## Task directions
Pick out each line of the records that includes the string "matplotlib", and copy it.

## Recorded data
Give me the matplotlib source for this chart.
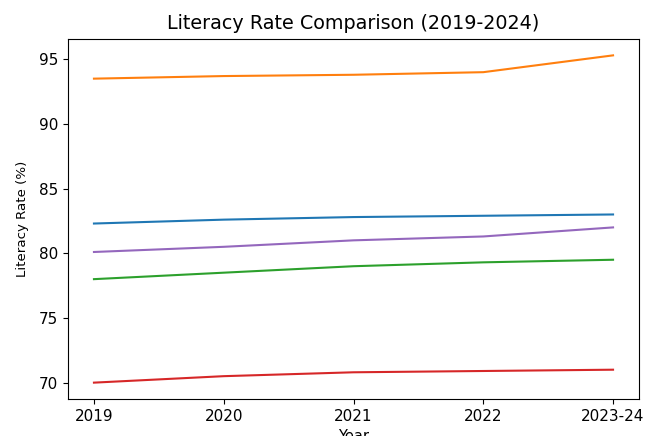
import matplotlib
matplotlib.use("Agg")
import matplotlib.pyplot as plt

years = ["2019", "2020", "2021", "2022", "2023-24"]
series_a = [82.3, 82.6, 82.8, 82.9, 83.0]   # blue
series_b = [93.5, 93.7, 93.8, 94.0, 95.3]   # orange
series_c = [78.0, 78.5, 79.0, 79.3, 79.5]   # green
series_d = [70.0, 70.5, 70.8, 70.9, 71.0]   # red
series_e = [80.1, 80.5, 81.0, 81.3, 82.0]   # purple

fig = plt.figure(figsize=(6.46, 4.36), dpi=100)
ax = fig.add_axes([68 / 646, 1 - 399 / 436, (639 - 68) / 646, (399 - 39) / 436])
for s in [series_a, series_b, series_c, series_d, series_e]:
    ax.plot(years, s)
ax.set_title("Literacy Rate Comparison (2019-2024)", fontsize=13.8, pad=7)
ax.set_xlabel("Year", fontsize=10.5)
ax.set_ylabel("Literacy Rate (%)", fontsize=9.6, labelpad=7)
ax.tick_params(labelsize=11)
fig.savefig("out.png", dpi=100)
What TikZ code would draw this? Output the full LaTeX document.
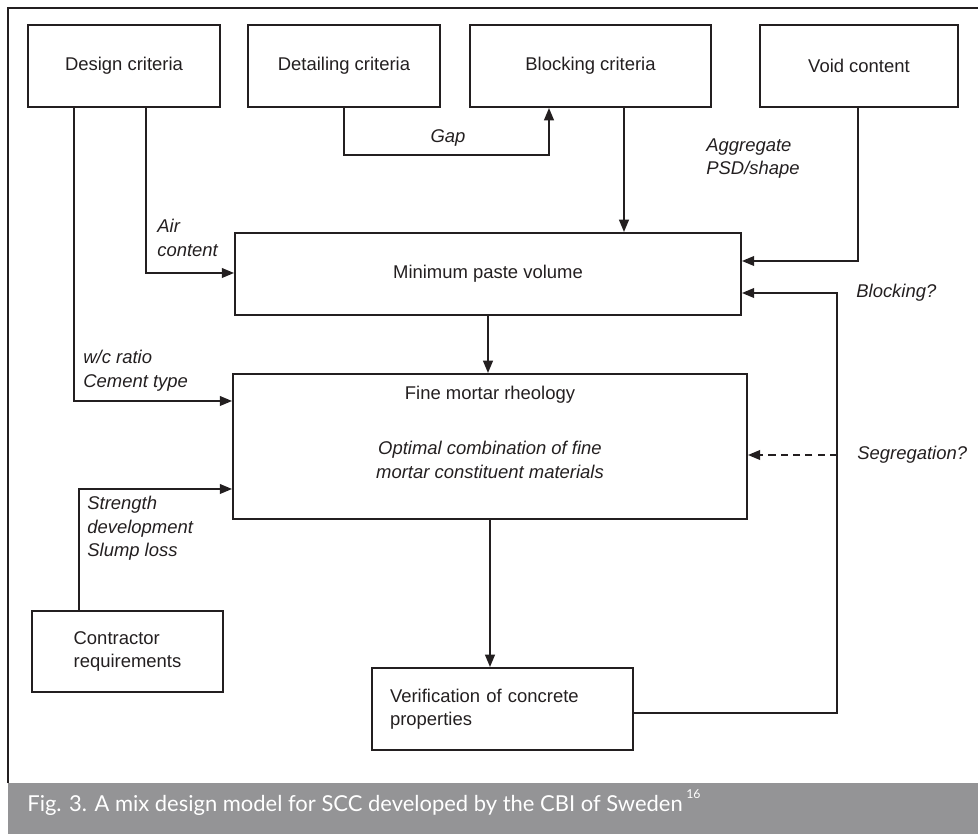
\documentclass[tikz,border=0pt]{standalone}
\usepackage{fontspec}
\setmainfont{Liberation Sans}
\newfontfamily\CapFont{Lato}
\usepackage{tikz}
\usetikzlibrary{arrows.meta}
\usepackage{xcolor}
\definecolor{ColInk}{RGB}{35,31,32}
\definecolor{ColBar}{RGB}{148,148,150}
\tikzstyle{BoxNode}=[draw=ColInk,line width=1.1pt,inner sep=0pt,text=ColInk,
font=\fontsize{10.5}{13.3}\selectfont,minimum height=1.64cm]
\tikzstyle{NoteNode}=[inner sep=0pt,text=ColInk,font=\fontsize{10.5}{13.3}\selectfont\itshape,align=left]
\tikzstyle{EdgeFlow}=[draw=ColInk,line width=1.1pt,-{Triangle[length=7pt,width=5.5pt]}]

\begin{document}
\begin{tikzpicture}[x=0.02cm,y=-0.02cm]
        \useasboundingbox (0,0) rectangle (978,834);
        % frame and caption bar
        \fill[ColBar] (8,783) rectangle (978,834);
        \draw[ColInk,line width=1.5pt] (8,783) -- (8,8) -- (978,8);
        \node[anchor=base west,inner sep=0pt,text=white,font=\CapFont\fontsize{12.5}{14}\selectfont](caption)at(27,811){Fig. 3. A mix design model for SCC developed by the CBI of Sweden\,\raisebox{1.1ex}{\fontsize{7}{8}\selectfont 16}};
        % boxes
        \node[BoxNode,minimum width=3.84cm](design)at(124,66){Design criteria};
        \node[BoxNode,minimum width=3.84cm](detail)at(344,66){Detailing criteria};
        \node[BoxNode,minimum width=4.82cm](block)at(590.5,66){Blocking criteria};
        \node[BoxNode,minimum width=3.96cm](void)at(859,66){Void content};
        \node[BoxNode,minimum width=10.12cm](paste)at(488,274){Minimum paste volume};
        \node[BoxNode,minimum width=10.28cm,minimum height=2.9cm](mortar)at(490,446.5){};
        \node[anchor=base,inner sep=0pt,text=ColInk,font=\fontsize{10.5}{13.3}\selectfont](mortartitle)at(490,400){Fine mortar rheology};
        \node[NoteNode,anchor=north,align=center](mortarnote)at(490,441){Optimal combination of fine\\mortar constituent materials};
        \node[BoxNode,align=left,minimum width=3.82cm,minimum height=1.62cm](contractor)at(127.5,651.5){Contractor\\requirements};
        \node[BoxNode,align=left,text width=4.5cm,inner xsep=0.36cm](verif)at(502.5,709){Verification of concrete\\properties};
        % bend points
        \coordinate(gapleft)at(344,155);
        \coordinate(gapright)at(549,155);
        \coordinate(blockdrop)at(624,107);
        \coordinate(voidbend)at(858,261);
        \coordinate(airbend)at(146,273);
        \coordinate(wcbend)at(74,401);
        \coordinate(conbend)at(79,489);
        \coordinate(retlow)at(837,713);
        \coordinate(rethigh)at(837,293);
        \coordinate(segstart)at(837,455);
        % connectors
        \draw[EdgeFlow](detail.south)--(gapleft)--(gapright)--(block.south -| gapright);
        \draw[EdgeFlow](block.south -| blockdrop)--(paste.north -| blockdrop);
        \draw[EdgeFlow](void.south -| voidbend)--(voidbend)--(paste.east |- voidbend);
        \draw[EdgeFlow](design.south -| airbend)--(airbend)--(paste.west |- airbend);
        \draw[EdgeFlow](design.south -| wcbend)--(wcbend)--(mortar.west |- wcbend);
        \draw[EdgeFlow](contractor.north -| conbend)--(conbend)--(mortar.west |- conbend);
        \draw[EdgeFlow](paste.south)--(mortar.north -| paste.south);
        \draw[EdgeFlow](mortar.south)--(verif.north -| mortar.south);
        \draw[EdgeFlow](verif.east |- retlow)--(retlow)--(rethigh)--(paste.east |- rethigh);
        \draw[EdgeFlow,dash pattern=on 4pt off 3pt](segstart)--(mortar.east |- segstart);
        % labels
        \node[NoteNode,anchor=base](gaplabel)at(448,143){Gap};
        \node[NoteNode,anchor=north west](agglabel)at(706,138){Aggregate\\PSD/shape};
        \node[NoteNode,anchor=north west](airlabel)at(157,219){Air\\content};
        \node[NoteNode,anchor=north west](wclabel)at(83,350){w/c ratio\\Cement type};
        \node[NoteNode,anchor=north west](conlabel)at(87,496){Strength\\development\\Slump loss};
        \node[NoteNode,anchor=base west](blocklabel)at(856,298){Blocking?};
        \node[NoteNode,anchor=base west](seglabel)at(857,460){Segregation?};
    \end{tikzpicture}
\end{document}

## The reply
Give me the matplotlib source for this chart.
import matplotlib
matplotlib.use("Agg")
import matplotlib.pyplot as plt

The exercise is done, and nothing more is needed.